The case centers on J.R., a student who attended Ventura Unified School District from 2012 to 2021. From kindergarten onward, J.R. displayed persistent behavioral and academic deficits. VUSD conducted triennial assessments in 2012, 2015, and 2018, each time concluding he had a specific learning disability — never assessing him for autism. By sixth grade, J.R. was reading at a kindergarten level. His mother told the district in 2018 that J.R. had not made progress since first grade, retained a private psychologist to conduct an independent evaluation, and threatened to file a lawsuit. No suit was filed. J.R.'s parents filed a due process complaint on April 8, 2021. In June 2021, an independent clinical psychologist, Dr. B.J. Freeman, diagnosed J.R. with autism. The complaint sought relief for allegedly inadequate education stretching back to 2012.
The administrative law judge held that claims predating April 8, 2019 were time-barred. The district court reversed, ruling that the limitations period could not begin until J.R.'s parents had actual knowledge of an autism diagnosis — because without knowing J.R. had autism, they lacked reason to challenge VUSD's failure to assess for it. The district court awarded benefits for the pre-2019 period and later ordered VUSD to pay $510,960 into a special needs trust.
The Ninth Circuit, in an opinion by Judge Bress joined by Judge Nguyen and District Judge Bennett, reversed. The panel held that the IDEA's statute of limitations — which runs from when parents "knew or should have known about the alleged action that forms the basis of the complaint," 20 U.S.C. § 1415(f)(3)(C) — is a discovery rule triggered by constructive as well as actual knowledge.
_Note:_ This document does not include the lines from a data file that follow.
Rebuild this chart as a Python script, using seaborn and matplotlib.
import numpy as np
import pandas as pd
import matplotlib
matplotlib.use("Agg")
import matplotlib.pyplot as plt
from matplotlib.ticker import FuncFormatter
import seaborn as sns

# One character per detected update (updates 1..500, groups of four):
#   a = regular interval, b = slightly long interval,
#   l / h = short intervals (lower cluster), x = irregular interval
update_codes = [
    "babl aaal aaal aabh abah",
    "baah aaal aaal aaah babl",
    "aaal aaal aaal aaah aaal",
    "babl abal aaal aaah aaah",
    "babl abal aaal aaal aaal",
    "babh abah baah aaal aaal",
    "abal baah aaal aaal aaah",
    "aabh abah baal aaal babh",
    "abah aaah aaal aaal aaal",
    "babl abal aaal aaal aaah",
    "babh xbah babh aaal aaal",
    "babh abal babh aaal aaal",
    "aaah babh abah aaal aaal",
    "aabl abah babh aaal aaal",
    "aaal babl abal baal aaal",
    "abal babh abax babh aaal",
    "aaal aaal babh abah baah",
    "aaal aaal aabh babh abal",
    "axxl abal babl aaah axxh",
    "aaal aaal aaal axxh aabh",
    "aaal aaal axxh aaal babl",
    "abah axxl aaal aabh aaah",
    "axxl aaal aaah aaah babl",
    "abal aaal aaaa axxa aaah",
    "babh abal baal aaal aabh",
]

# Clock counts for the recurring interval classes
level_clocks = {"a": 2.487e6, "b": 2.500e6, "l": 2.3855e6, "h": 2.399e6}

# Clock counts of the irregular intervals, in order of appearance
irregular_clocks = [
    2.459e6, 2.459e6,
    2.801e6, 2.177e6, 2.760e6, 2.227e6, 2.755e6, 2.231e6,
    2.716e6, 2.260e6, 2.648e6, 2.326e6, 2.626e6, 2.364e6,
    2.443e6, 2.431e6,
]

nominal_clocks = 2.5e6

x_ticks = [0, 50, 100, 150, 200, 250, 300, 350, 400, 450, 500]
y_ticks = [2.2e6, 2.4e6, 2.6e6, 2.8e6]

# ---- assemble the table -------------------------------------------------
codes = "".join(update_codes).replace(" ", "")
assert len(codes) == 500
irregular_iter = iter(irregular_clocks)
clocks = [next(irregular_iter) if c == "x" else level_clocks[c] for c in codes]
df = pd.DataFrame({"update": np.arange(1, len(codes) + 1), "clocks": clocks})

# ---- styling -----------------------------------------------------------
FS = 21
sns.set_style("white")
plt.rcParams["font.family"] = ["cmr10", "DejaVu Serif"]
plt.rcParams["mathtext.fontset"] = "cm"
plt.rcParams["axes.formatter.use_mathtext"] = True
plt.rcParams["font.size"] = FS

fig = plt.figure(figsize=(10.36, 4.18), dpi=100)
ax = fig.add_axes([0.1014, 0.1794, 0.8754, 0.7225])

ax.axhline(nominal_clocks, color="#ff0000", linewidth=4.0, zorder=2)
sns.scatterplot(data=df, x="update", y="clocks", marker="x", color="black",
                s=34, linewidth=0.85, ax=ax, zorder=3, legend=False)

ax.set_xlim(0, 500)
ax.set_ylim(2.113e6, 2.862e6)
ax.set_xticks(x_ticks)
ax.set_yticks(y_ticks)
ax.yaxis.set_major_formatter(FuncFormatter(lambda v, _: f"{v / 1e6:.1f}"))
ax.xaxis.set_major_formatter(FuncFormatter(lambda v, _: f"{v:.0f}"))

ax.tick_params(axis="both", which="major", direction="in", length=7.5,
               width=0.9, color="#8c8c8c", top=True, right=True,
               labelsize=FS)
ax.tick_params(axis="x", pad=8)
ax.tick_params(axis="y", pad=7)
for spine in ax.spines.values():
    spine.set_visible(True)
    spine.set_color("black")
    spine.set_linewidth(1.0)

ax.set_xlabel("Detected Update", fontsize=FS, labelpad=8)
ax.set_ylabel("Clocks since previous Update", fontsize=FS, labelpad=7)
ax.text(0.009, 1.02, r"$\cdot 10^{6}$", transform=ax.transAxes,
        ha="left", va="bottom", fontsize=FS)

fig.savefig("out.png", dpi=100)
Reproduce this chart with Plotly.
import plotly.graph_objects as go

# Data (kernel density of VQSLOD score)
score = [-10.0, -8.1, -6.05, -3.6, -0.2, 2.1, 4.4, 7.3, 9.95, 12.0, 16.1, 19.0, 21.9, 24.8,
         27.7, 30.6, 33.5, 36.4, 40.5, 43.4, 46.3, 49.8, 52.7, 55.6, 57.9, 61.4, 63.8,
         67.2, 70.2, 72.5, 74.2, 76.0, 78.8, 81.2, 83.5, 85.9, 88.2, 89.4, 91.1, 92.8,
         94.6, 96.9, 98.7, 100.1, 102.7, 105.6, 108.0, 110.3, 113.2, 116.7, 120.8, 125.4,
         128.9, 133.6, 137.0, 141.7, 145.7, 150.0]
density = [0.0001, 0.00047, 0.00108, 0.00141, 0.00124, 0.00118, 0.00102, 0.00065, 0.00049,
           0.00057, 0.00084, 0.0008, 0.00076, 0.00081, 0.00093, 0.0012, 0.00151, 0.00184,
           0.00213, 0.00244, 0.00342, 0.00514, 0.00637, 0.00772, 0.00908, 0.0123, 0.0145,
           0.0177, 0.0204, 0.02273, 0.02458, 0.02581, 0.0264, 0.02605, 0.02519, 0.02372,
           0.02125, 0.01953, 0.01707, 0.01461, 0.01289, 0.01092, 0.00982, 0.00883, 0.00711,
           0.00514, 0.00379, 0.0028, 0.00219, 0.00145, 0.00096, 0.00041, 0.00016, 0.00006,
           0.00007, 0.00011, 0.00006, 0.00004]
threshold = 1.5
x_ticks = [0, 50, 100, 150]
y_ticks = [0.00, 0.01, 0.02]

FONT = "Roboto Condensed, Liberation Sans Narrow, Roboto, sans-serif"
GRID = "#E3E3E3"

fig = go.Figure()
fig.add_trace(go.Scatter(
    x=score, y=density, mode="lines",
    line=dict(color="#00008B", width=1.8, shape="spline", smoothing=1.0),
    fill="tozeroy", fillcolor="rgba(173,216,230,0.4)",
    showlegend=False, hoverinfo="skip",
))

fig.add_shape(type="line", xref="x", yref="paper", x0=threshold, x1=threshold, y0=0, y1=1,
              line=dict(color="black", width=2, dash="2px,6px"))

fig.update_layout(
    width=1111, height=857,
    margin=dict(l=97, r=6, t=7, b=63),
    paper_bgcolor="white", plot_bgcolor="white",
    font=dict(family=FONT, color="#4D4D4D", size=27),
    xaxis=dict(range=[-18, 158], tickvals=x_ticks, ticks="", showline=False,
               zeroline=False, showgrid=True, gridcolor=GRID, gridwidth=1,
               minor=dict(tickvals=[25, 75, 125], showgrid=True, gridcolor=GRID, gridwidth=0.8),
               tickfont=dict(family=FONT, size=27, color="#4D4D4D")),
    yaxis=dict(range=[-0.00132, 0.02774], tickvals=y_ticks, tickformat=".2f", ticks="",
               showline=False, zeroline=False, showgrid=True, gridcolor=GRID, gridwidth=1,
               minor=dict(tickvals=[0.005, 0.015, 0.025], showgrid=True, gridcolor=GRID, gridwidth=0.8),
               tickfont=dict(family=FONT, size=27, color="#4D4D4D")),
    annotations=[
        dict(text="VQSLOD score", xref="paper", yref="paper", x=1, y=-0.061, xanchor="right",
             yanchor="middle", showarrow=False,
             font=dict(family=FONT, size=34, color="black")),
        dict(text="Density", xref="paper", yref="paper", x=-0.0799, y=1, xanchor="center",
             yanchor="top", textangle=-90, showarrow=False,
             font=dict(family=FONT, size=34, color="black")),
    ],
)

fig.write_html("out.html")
For failure-to-assess claims, the panel held, the clock starts when parents know or should know two things: first, the fact of the school district's action or inaction — here, the failure to assess for autism; and second, that their child is being denied a free appropriate public education, meaning the child's education is inadequate. A later clinical diagnosis may confirm the problem, the panel held, but it does not automatically restart the limitations period.
Applying that standard, the panel agreed with the ALJ that J.R.'s parents knew or should have known both elements by the end of 2018 at the latest. They were aware VUSD had never assessed J.R. for autism, having signed off on assessment plans that omitted it. And J.R.'s chronic academic and behavioral failures — documented across years of assessments, IEPs, and his mother's own statements — were sufficient to put a reasonably diligent parent on notice that his education was substantially inadequate. The district court's rule, the panel held, improperly converted the IDEA's objective discovery standard into a subjective actual-knowledge requirement, and would allow parents to obtain a new diagnosis and then sue for educational services dating back years.
The panel also rejected both statutory exceptions to the two-year period. Adopting the Third Circuit's analysis from D.K. v. Abington School District, 696 F.3d 233 (3d Cir. 2012), the panel held that the misrepresentation exception requires a showing of intent, deceit, or egregious misstatement — not merely an erroneous professional judgment or optimistic teacher comments. The psychologists' assessments, even if mistaken, did not meet that threshold. The withholding exception failed because J.R. identified no statutorily mandated disclosures that VUSD had withheld.
The panel reversed the district court's judgment awarding benefits for the pre-2019 period, vacated the remedial order establishing the educational trust and the subsequent enforcement order, and remanded for further proceedings on attorneys' fees.